Tajikistan Paragliding Vol Bivouac

In the summer of 2012, I was on course to
join a bold climbing expedition in the north of Afghanistan. The plan was to enter through
peaceful Tajikistan, to take familiar roads to the mountain town of Khoroug where I was
to cross the border. It wasn’t to be so simple. About to set off from the capital Duschanbe,
I was met by stories from those fleeing the violence in Khoroug. People spoke of 10’s
of dead, but were hopeful that a ceasefire called by the Aga Kahn would hold. In the Badakshan Autonomous region tensions
had remained high since a bloody civil war ended over two decades past. As it would later
transpire the violence had been precipitated by the assasination of Major General Abdullah
Nasarov of the local Tajik KGB branch. The lucrative smuggling of heroin and cigarettes
close to the border town is controlled by a delicate interplay between corrupt officials
and the local mafia and on this occasion, speculation suggests that Nasarov may have
asked for one payment too many leading to his murder, and the movement of hundreds of
Tajik army forces in to the Badakshan region. Two days after the assassination the stage
was set and in the following days of fighting, credible estimates put the eventual death
toll at approximately 140 killed. Of course from Duchanbe I had just arrived
to start my expedition and wanted to fly my paraglider. We had no news whatsoever of what
really happened.

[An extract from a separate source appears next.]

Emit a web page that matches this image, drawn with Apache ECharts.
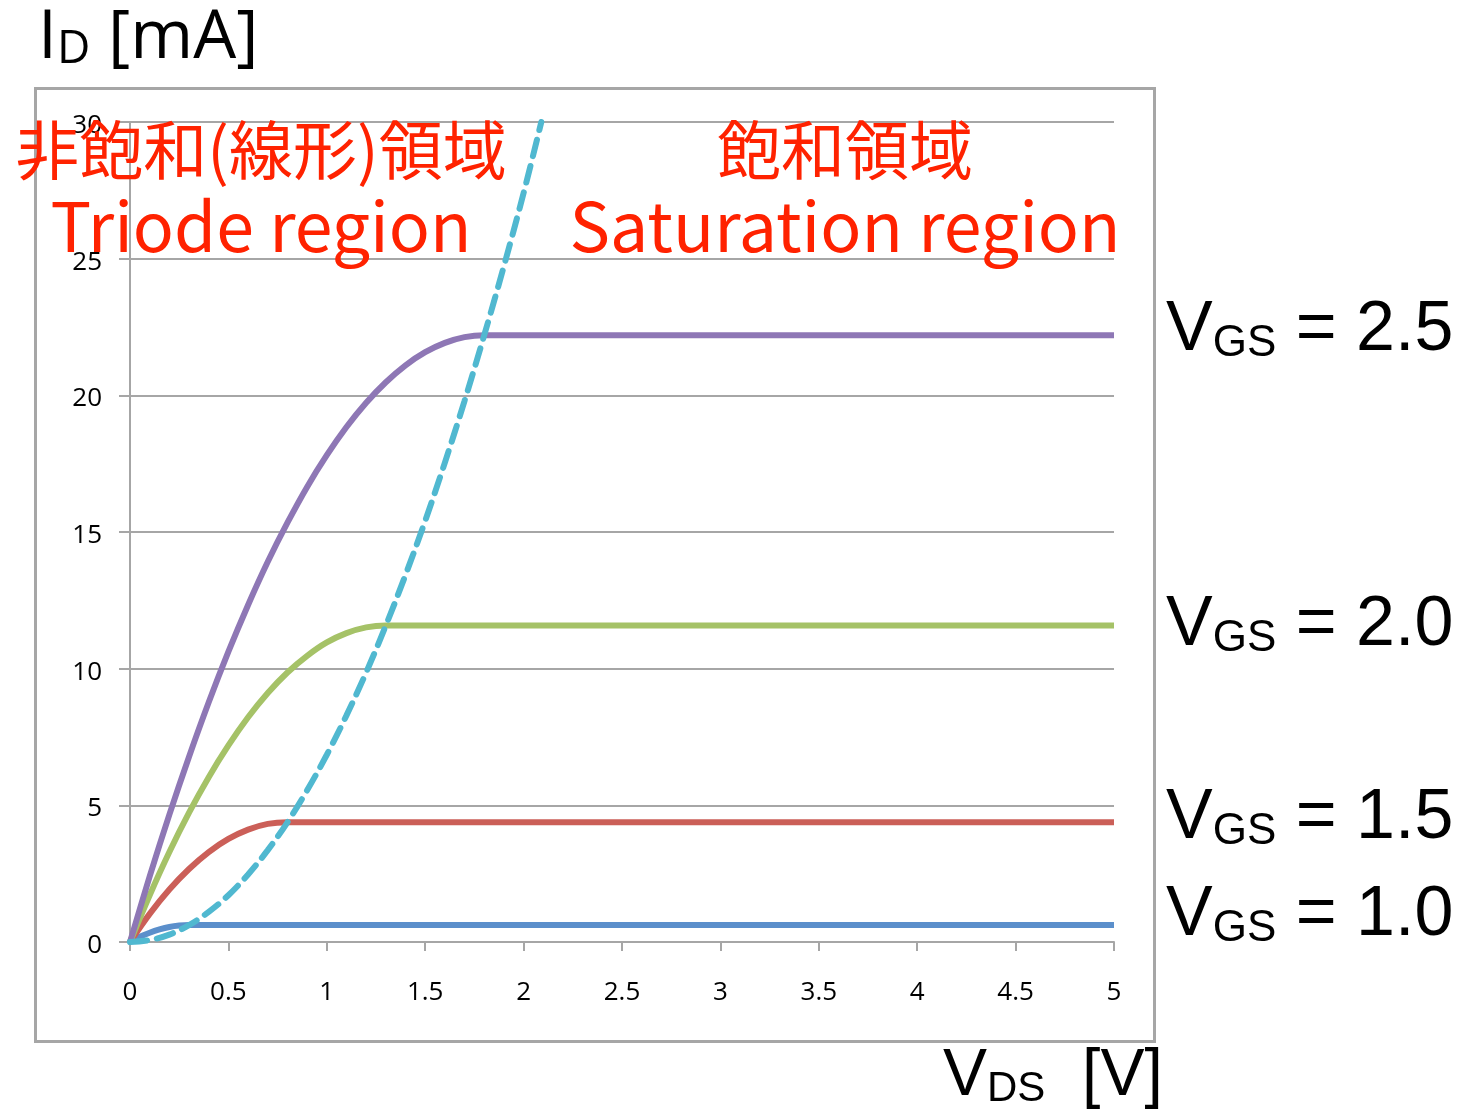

You see where this river splits… Khorog, finished, no finished. We’ve met a lot of people who have come from
Khorog, and, have some very funny stories about it. To be honest all the information
at the moment is so mixed that it is really hard to know what to do. I think as you can see I’m tired, and I smell,
and I don’t know what is going to happen tomorrow, and I don’t think Khorog is safe. Maybe I
will go to the Bartang valley. I don’t think I can make contact with the team which is
really annoying me. After getting 50 km from Khorog I changed
my plans. I went to the north starting a new vol bivouac route. So here we are, day one. It’s about six in
the morning and I walked up last night. I’m quite nervous actually. The Zerafshan valley
runs for about two hundred kilometers to the east and the Usbek border is about two or
three kilometers away along the top of the ridge. It’s going to be an interesting day’s
flying. I’d been looking at this route for years.
It was 500km of mountains to the east. By 12 o’clock there were no cumulous. The air
was dry, dusty and inverted. That’s pretty much the end of the first day.
16km! There are some guys behind me from the army over here. I managed to come down
a village with an army base so I’m really not looking forward to seeing these guys. I spent 10 very stressful hours with these
guys and the KGB. They thought I’d come from Uzbekistan illegally. I was very very relieved when I was eventually let go.